#### Problem to work on
Would you return the run of lines that starts at the one with "Give me the matplotlib source for this chart." and ends at the one with "plt.rcParams['font.family'] = ['Liberation", ends included, exactly as written and without the images?

====== Dataset excerpts

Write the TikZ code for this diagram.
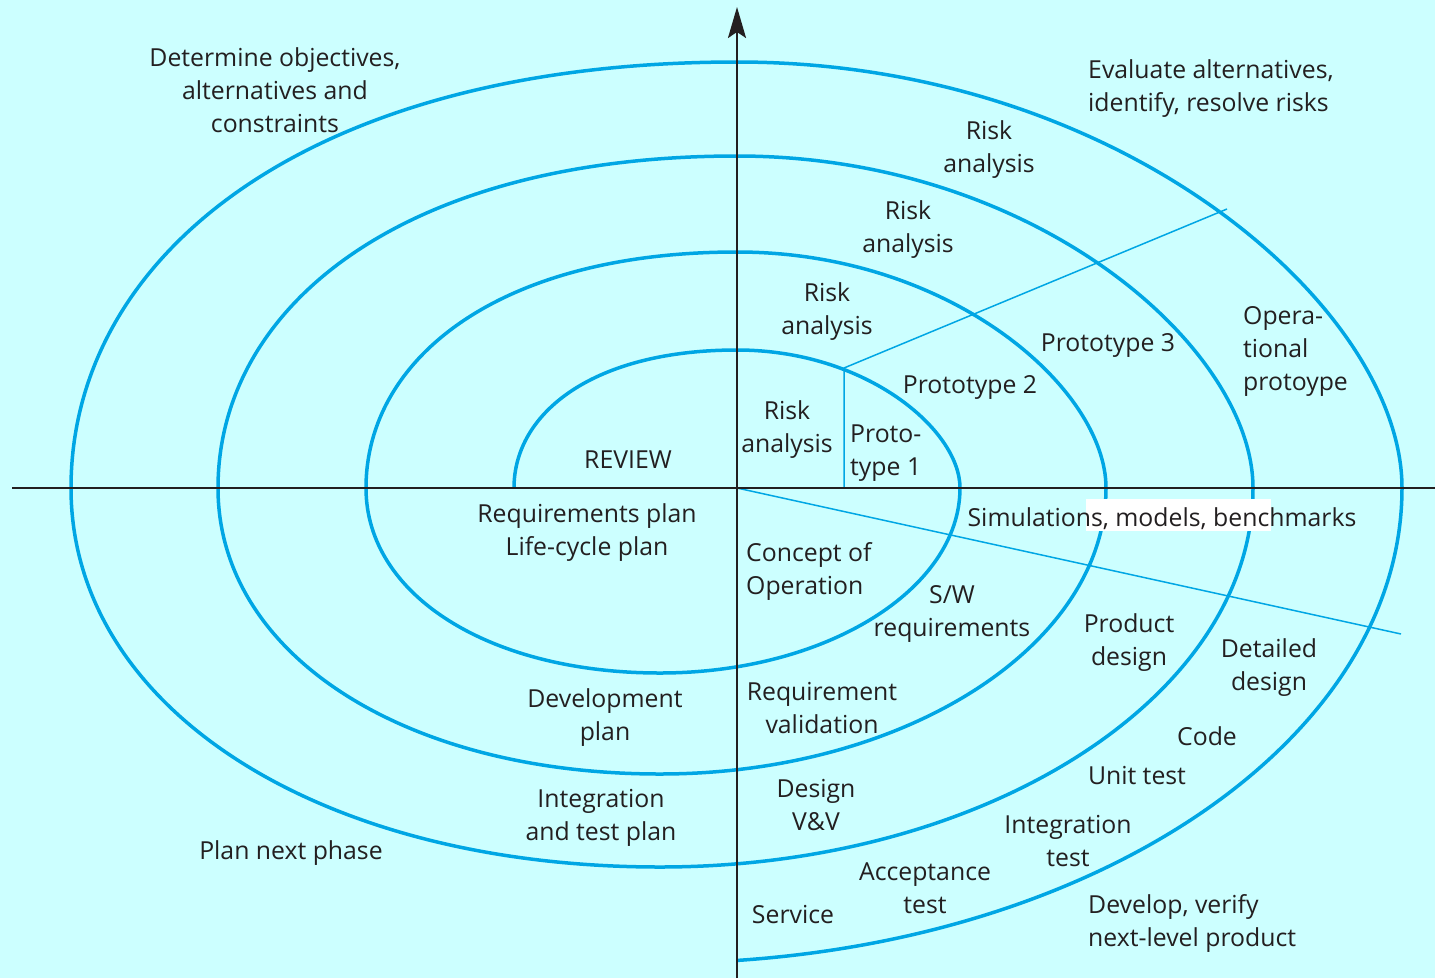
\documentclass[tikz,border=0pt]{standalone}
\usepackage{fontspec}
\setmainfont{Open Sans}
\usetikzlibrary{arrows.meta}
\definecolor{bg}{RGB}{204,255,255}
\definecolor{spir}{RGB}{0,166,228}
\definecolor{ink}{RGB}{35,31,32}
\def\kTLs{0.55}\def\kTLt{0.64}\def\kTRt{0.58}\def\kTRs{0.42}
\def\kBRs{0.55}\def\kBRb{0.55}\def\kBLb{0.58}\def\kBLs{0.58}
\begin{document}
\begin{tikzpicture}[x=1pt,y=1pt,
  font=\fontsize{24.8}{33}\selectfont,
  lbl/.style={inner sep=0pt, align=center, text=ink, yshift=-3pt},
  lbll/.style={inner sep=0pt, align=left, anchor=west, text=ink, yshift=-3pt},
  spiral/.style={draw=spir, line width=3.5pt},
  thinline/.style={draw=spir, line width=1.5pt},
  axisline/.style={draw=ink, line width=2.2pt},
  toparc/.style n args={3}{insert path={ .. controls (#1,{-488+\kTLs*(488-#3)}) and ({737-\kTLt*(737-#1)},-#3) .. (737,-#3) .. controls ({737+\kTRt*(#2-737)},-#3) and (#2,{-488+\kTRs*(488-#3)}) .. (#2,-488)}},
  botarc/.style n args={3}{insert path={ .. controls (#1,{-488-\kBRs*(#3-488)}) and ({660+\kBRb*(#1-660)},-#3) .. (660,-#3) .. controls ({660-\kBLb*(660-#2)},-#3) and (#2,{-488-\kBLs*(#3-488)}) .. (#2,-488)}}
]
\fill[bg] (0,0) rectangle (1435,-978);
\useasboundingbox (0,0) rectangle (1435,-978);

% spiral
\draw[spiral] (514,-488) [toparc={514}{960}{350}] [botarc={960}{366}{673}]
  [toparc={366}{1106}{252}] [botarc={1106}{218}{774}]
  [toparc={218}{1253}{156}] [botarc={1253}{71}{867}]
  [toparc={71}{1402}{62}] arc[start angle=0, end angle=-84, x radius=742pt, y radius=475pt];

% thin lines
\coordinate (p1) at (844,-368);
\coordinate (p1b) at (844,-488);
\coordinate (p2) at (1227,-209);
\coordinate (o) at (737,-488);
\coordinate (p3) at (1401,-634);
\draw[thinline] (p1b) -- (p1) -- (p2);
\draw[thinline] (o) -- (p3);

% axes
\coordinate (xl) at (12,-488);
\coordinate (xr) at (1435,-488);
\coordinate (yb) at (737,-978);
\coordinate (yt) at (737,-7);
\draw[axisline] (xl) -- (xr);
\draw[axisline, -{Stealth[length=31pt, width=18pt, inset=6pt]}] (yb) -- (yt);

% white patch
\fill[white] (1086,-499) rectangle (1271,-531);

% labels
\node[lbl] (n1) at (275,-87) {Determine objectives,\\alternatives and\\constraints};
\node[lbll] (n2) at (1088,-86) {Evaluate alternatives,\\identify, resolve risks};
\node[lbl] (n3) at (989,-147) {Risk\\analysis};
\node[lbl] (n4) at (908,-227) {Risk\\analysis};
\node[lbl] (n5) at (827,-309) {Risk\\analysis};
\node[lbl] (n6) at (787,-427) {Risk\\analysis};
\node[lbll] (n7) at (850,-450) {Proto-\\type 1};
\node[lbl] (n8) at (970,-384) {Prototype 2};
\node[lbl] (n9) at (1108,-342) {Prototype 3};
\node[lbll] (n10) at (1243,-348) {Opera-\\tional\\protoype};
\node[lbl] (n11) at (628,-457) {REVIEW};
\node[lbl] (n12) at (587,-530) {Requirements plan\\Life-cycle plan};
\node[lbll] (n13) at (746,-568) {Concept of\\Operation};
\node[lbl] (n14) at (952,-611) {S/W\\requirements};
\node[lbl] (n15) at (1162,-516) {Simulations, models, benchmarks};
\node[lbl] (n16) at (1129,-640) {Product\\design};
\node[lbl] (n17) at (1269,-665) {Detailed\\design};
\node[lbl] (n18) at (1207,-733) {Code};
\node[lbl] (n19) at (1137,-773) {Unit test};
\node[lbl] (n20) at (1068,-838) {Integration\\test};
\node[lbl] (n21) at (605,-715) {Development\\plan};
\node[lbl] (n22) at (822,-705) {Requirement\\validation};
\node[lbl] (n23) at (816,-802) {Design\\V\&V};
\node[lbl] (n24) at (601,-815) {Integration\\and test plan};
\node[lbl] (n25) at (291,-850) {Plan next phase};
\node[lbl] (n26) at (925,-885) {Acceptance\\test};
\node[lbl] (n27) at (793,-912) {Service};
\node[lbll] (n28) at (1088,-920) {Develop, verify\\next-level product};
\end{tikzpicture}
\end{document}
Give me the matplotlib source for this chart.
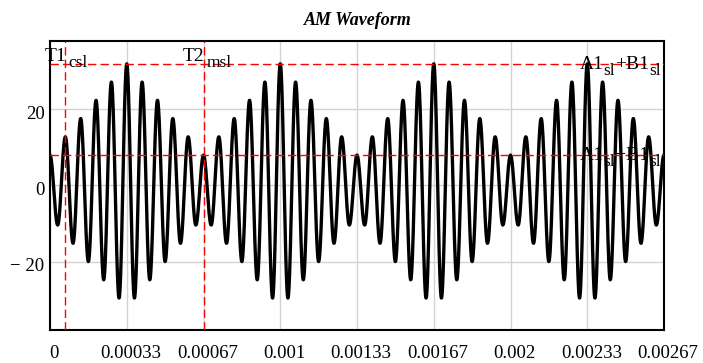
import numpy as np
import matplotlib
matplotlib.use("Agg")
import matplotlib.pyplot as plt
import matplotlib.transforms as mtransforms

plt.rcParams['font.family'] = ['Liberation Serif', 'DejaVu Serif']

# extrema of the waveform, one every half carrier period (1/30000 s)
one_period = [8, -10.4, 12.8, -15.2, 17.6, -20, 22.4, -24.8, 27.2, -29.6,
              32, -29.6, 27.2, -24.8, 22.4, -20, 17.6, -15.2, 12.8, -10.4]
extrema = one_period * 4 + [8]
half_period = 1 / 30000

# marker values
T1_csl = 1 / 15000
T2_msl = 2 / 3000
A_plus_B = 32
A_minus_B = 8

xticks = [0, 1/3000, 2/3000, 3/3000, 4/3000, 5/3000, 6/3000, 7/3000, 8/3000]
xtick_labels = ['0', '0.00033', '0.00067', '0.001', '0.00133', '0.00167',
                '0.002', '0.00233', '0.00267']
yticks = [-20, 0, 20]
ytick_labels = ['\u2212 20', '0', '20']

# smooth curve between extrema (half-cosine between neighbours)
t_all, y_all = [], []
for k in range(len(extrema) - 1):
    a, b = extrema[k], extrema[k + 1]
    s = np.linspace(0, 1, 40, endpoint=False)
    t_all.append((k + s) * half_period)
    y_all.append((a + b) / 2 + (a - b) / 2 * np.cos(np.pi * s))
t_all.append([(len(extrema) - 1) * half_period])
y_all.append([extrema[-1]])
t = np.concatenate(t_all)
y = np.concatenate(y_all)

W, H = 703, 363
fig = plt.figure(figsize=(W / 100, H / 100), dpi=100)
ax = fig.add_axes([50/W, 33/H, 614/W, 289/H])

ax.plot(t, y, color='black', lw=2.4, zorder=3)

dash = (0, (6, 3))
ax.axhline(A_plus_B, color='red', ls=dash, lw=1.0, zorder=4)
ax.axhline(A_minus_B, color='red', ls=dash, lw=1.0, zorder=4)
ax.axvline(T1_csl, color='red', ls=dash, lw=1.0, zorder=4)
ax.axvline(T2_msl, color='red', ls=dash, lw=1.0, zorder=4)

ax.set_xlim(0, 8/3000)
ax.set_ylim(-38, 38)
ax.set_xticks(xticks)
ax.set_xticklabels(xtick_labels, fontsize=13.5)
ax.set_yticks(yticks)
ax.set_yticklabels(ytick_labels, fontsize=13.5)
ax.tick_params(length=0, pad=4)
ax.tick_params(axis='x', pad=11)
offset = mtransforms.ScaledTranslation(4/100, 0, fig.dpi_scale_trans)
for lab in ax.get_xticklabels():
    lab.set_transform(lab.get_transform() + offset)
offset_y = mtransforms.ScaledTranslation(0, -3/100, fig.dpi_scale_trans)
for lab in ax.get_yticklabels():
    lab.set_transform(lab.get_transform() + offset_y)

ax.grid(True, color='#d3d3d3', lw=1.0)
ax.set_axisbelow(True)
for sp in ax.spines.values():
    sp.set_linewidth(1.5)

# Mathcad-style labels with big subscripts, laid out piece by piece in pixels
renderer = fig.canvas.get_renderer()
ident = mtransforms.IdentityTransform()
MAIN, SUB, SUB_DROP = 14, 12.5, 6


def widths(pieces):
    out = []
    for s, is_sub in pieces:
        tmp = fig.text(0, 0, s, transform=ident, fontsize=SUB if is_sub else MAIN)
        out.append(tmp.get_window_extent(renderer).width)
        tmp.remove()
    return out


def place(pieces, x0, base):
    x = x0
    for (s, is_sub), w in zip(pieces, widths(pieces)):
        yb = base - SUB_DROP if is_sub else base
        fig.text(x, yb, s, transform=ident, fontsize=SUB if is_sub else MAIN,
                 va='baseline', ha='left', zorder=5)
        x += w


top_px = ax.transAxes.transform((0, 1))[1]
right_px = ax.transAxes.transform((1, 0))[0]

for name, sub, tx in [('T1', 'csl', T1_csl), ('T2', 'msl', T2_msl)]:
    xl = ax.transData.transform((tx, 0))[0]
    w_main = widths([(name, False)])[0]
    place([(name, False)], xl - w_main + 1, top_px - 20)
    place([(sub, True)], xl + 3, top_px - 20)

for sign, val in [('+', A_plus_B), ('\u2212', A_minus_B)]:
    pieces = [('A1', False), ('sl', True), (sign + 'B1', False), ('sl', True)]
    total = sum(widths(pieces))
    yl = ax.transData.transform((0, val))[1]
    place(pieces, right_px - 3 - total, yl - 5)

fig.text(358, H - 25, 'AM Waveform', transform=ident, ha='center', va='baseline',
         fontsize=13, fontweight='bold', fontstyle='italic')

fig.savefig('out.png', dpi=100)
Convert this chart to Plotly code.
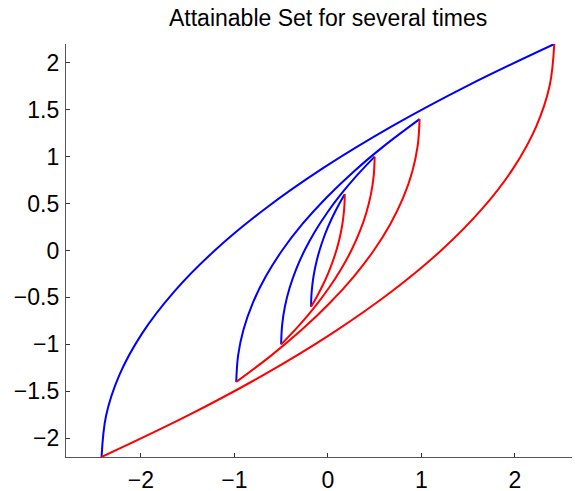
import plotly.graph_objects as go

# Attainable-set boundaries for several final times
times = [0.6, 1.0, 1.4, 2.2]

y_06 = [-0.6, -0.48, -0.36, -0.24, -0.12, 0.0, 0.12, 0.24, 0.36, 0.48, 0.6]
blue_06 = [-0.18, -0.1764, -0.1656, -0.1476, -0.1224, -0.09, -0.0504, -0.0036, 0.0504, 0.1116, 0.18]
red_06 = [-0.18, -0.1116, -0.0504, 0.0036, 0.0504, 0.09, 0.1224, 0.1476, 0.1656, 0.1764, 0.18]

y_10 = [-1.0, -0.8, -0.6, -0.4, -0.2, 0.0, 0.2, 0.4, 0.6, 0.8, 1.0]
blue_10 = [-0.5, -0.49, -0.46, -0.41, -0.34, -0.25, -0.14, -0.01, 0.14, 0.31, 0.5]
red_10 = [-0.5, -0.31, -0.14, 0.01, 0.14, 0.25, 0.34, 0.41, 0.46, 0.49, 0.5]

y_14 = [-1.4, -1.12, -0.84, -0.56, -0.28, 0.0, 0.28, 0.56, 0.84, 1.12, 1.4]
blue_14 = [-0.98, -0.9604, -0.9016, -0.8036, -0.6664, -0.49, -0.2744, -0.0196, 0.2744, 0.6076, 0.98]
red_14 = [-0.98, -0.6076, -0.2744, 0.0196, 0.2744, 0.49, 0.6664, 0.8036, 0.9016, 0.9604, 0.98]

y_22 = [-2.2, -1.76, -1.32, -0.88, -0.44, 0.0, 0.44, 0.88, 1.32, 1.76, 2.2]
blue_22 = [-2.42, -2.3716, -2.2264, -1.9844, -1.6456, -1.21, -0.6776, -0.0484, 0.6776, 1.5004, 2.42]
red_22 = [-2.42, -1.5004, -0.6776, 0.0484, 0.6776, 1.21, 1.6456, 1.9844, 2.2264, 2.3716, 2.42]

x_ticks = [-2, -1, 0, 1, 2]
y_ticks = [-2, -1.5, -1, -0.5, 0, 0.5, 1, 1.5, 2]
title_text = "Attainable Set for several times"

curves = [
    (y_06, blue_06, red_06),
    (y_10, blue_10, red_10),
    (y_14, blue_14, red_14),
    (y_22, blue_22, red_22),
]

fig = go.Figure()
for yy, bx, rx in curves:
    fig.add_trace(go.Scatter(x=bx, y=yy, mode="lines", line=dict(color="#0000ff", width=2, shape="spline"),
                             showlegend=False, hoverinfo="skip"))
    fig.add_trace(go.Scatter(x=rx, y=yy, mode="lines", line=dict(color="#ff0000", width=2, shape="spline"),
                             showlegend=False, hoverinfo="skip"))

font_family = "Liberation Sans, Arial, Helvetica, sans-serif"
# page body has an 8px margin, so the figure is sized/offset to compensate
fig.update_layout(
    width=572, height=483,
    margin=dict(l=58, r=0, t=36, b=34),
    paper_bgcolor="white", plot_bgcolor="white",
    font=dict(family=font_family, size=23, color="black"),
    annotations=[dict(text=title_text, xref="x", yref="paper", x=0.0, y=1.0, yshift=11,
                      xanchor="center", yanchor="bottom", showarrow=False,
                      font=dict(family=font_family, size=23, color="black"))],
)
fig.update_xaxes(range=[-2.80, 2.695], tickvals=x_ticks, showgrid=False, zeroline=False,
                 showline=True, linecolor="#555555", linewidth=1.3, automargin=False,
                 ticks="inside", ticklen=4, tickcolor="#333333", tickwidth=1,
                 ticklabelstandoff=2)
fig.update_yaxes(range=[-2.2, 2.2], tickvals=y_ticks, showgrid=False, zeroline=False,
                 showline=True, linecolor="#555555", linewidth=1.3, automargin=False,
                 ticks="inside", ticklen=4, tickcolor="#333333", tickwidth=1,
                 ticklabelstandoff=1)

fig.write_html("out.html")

============

#### Correct response
Give me the matplotlib source for this chart.
import numpy as np
import matplotlib
matplotlib.use("Agg")
import matplotlib.pyplot as plt
import matplotlib.transforms as mtransforms

plt.rcParams['font.family'] = ['Liberation Serif', 'DejaVu Serif']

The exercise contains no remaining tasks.